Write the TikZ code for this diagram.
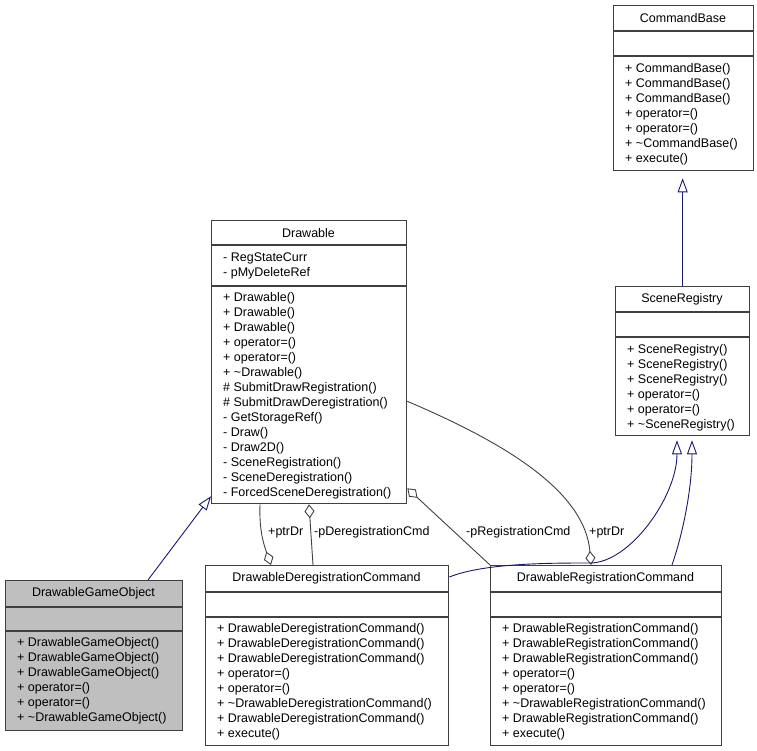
...
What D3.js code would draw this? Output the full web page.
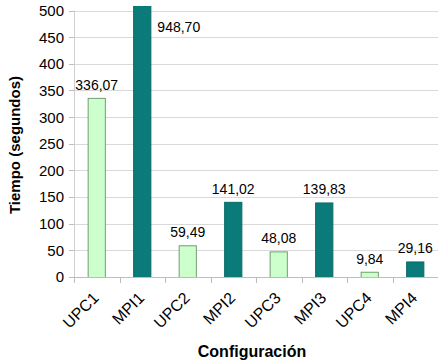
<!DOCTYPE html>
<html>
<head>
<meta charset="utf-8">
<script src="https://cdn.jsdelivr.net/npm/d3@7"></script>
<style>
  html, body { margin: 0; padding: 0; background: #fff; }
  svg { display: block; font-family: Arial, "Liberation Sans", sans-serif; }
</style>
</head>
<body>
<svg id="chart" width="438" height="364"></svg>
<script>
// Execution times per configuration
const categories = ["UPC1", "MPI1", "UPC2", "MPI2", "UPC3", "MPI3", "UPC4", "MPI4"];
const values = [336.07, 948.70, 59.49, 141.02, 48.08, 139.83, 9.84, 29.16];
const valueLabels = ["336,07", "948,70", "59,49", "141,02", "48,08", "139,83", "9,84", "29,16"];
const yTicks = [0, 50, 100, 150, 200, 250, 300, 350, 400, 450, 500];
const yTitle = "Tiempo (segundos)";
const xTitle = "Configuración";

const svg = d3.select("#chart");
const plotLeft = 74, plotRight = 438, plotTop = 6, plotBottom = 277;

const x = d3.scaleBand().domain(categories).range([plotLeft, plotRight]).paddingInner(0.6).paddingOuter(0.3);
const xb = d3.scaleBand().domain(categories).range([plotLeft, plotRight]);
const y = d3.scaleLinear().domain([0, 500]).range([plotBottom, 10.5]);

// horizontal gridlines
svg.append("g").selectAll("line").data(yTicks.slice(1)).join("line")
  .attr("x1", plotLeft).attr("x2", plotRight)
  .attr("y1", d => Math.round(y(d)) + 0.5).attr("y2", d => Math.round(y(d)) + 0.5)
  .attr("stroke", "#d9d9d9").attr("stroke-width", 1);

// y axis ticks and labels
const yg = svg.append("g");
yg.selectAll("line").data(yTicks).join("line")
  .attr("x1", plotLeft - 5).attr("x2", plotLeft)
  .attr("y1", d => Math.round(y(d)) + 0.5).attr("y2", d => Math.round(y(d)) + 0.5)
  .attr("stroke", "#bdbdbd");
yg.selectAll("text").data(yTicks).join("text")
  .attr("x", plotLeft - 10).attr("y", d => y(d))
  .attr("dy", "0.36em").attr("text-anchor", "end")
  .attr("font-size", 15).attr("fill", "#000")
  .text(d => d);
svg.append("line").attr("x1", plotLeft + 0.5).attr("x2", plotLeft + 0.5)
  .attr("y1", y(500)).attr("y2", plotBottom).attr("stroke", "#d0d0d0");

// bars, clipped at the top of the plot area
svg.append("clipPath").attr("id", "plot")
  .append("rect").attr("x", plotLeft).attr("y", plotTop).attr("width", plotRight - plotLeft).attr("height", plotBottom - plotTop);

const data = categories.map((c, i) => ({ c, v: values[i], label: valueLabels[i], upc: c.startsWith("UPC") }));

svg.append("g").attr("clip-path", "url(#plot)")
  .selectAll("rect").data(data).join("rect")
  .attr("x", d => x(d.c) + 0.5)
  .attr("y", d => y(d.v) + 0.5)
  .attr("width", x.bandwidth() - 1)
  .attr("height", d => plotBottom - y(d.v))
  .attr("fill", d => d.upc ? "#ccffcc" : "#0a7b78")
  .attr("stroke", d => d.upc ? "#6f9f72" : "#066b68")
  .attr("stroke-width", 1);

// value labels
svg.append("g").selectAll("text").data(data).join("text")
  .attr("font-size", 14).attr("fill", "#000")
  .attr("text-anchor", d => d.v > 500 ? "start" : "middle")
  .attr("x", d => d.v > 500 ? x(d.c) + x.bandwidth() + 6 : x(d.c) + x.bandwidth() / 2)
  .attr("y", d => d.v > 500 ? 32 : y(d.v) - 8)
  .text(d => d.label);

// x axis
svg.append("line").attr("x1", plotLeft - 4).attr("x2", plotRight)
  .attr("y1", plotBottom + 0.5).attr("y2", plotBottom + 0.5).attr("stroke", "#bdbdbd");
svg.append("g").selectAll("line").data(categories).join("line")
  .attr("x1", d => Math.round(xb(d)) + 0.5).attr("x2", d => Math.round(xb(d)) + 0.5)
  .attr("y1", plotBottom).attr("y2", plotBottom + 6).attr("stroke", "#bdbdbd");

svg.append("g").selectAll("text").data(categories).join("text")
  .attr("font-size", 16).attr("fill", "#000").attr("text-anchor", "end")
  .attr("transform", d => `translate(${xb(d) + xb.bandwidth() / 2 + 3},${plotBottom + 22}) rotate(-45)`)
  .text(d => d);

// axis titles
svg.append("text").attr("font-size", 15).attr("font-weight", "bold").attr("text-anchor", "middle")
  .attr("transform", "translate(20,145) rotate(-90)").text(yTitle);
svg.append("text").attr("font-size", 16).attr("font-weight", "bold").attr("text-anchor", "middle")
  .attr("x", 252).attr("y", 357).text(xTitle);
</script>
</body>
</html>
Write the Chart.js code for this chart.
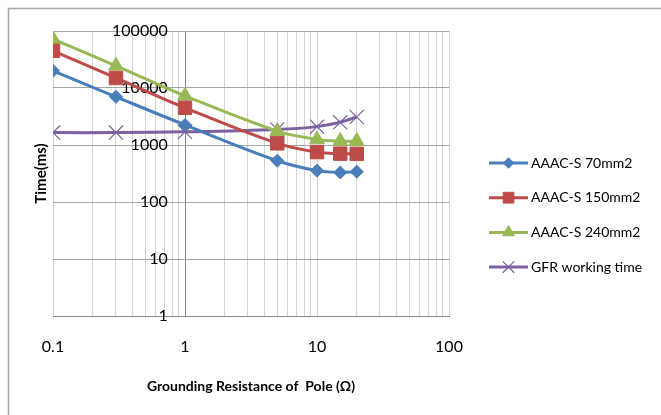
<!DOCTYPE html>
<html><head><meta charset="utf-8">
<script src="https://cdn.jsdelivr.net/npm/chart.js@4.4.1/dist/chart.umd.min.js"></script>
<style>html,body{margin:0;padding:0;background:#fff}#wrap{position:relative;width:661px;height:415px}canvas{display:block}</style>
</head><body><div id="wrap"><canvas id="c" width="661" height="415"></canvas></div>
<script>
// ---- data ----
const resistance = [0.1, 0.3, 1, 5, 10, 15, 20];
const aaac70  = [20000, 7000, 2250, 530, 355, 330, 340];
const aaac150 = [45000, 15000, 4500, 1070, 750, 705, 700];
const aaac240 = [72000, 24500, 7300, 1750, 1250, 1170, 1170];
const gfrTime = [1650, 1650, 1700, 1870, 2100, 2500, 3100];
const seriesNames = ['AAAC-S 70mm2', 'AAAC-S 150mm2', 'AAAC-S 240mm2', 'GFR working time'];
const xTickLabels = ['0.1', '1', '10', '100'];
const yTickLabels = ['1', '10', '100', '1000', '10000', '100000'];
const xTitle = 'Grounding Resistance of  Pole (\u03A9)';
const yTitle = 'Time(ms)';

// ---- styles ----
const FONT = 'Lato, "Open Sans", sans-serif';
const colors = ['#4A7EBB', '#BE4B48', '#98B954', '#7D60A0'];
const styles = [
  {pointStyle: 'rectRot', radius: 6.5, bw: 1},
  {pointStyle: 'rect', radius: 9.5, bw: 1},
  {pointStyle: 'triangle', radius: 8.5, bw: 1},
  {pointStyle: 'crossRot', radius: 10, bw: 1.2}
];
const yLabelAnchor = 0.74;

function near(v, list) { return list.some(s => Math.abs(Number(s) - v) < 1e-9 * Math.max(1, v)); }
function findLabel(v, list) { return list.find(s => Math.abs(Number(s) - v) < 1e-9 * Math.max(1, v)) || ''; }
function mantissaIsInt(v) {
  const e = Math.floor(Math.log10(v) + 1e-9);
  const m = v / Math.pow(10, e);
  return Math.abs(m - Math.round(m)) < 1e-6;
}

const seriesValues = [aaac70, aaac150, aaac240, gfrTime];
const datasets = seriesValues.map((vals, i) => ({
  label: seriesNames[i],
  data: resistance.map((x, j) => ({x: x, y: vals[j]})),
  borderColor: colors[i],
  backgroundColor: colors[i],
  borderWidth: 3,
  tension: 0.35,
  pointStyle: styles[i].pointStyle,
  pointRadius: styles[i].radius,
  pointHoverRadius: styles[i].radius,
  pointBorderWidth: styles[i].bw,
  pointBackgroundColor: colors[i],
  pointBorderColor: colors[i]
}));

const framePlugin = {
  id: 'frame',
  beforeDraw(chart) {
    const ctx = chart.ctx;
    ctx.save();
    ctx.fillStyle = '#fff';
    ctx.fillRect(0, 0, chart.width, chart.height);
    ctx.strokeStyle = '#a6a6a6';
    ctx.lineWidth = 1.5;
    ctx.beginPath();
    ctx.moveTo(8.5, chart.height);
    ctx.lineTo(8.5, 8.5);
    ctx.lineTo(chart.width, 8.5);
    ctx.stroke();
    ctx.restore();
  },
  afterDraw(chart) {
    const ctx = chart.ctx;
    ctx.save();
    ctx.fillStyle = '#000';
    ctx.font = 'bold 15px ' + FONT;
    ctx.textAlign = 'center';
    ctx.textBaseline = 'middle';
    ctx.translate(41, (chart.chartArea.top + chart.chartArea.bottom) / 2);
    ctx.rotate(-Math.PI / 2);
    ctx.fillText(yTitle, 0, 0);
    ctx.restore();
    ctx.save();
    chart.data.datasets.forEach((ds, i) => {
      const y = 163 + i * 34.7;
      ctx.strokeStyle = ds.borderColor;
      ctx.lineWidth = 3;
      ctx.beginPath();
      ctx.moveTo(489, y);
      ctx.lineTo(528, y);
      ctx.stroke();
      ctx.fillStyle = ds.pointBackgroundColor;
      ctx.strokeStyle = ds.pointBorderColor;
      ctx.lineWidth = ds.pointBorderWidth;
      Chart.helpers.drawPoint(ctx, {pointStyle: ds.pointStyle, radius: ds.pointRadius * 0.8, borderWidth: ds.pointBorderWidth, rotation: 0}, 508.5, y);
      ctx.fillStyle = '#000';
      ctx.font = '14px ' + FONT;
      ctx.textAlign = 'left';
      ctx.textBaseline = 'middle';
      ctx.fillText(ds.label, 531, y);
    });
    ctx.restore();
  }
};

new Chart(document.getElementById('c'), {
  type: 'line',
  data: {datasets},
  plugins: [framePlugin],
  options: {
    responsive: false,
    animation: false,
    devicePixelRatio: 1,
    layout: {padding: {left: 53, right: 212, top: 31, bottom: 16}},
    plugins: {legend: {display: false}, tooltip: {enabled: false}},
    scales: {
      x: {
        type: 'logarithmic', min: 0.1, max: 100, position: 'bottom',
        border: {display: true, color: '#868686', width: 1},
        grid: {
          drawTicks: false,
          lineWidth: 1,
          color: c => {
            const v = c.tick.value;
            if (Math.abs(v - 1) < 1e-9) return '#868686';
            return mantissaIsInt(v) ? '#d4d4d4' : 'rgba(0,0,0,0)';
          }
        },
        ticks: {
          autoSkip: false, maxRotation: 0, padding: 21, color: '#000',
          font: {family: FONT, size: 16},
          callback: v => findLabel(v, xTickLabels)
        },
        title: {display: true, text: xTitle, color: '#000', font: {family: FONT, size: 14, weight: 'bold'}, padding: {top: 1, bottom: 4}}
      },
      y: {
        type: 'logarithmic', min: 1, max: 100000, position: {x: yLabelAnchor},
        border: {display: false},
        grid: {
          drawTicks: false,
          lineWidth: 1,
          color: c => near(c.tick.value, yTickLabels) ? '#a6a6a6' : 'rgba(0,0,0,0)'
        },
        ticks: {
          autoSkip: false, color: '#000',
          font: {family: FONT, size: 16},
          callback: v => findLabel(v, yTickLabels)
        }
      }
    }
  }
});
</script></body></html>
--
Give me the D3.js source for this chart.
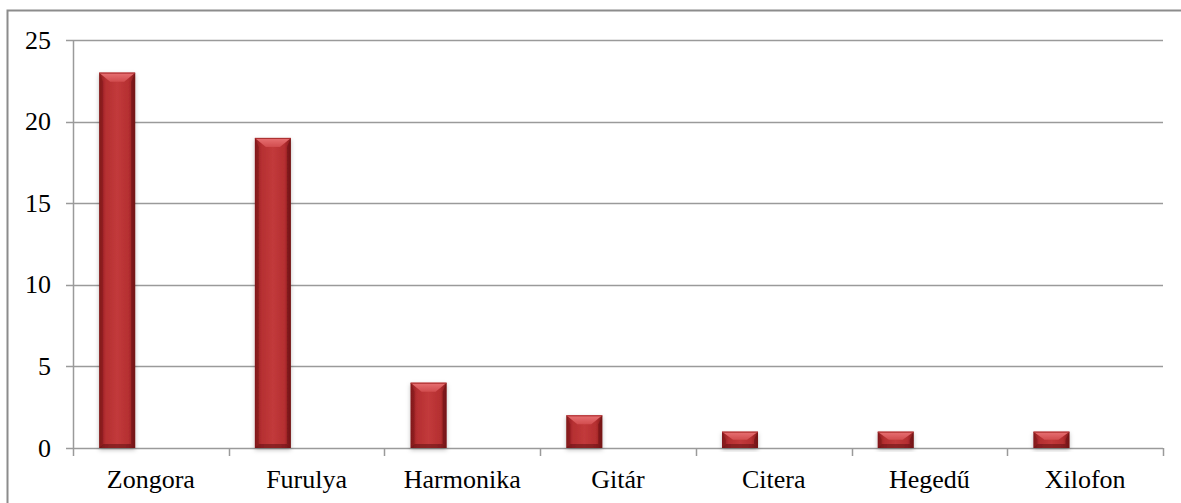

● The task
Retype only the lines above from the one with "What D3.js code" through the one with "d3.scaleLinear().domain([0, 500]).range([plotBottom, 10.5]);", exactly and with both ends. Images stay out.

● Solved problem
What D3.js code would draw this? Output the full web page.
<!DOCTYPE html>
<html>
<head>
<meta charset="utf-8">
<script src="https://cdn.jsdelivr.net/npm/d3@7"></script>
<style>
  html, body { margin: 0; padding: 0; background: #fff; }
  svg { display: block; font-family: Arial, "Liberation Sans", sans-serif; }
</style>
</head>
<body>
<svg id="chart" width="438" height="364"></svg>
<script>
// Execution times per configuration
const categories = ["UPC1", "MPI1", "UPC2", "MPI2", "UPC3", "MPI3", "UPC4", "MPI4"];
const values = [336.07, 948.70, 59.49, 141.02, 48.08, 139.83, 9.84, 29.16];
const valueLabels = ["336,07", "948,70", "59,49", "141,02", "48,08", "139,83", "9,84", "29,16"];
const yTicks = [0, 50, 100, 150, 200, 250, 300, 350, 400, 450, 500];
const yTitle = "Tiempo (segundos)";
const xTitle = "Configuración";

const svg = d3.select("#chart");
const plotLeft = 74, plotRight = 438, plotTop = 6, plotBottom = 277;

const x = d3.scaleBand().domain(categories).range([plotLeft, plotRight]).paddingInner(0.6).paddingOuter(0.3);
const xb = d3.scaleBand().domain(categories).range([plotLeft, plotRight]);
const y = d3.scaleLinear().domain([0, 500]).range([plotBottom, 10.5]);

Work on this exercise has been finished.